◆ STATED TASK
Pictures excluded, reproduce exactly the lines below from the one with "Convert this chart to Plotly code." through the one with "freq_offset = np.arange(-100, 101) / 30", both included.
--- Start of DATASET EXTRACT ---
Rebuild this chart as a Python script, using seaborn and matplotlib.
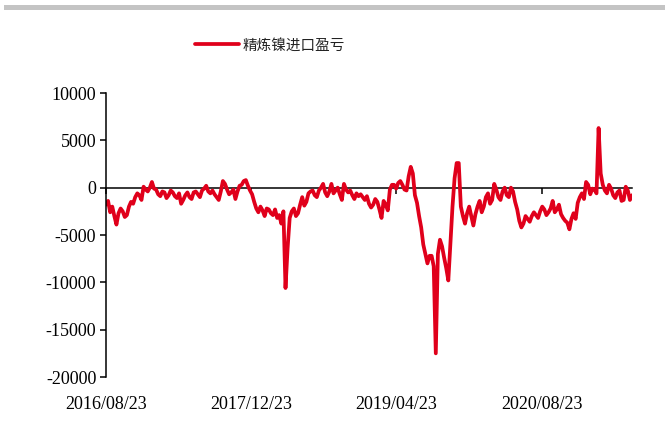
--- End of DATASET EXTRACT ---
--- Start of DATASET EXTRACT ---
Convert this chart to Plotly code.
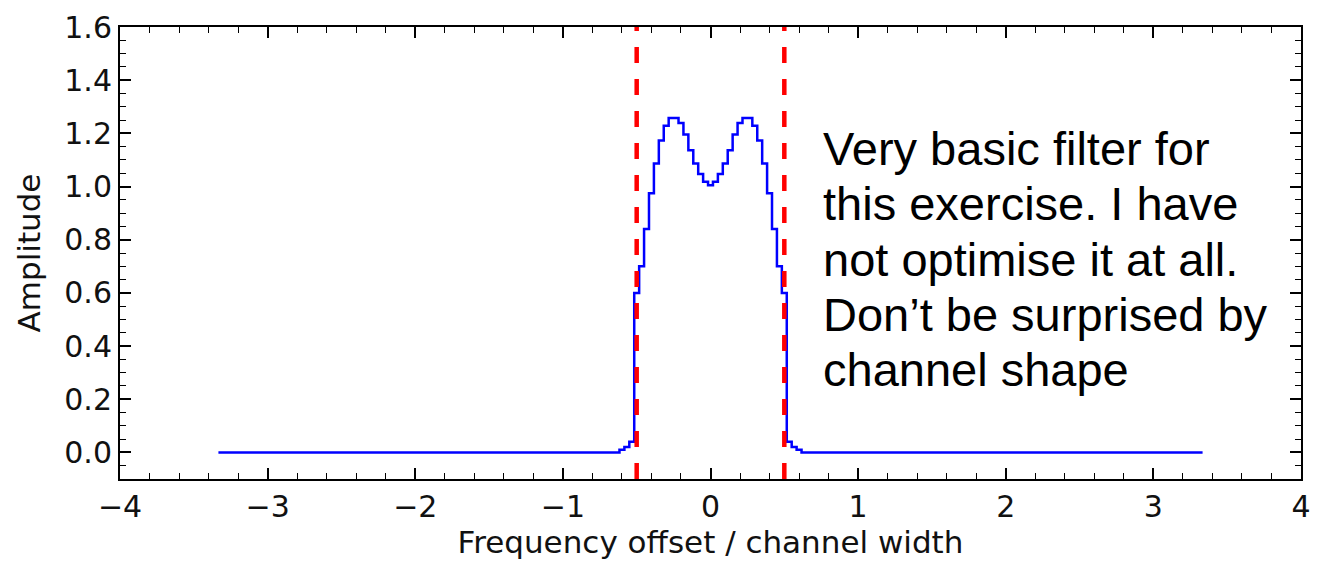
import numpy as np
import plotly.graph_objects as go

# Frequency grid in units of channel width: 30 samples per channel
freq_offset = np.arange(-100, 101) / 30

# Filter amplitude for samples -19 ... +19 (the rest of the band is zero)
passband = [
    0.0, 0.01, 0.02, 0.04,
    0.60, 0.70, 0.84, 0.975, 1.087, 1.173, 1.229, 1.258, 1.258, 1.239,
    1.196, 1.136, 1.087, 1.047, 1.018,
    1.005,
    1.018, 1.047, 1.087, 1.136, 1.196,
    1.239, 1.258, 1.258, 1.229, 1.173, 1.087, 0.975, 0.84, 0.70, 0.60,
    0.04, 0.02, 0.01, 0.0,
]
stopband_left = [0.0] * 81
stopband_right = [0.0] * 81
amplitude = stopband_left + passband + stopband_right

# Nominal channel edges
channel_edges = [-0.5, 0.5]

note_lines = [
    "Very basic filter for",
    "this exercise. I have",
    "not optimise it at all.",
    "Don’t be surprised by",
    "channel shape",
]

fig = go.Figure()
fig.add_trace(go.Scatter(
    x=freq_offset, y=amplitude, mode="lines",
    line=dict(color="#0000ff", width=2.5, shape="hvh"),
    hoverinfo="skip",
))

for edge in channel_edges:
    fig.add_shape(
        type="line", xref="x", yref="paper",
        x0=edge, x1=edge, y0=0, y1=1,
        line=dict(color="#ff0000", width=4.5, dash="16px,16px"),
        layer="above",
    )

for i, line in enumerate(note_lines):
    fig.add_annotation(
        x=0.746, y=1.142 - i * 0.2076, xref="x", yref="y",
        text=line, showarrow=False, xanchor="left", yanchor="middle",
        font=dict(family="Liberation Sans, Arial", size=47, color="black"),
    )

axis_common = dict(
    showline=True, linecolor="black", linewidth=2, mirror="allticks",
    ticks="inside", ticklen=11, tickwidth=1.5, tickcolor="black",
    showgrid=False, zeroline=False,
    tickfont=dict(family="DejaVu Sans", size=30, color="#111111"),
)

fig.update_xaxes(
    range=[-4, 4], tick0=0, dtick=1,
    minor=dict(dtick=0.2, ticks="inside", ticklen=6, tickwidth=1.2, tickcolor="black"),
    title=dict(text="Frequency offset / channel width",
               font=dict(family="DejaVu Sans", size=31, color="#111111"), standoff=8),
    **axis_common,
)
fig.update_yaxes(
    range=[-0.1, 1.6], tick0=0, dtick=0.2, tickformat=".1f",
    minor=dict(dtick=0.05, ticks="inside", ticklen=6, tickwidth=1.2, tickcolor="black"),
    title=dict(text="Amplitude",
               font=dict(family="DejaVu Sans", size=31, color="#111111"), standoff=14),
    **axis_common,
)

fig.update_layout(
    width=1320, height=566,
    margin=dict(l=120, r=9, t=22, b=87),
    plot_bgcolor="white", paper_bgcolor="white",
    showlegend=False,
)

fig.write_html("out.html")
--- End of DATASET EXTRACT ---
◆ ANSWER TO THIS PROBLEM
Convert this chart to Plotly code.
import numpy as np
import plotly.graph_objects as go

# Frequency grid in units of channel width: 30 samples per channel
freq_offset = np.arange(-100, 101) / 30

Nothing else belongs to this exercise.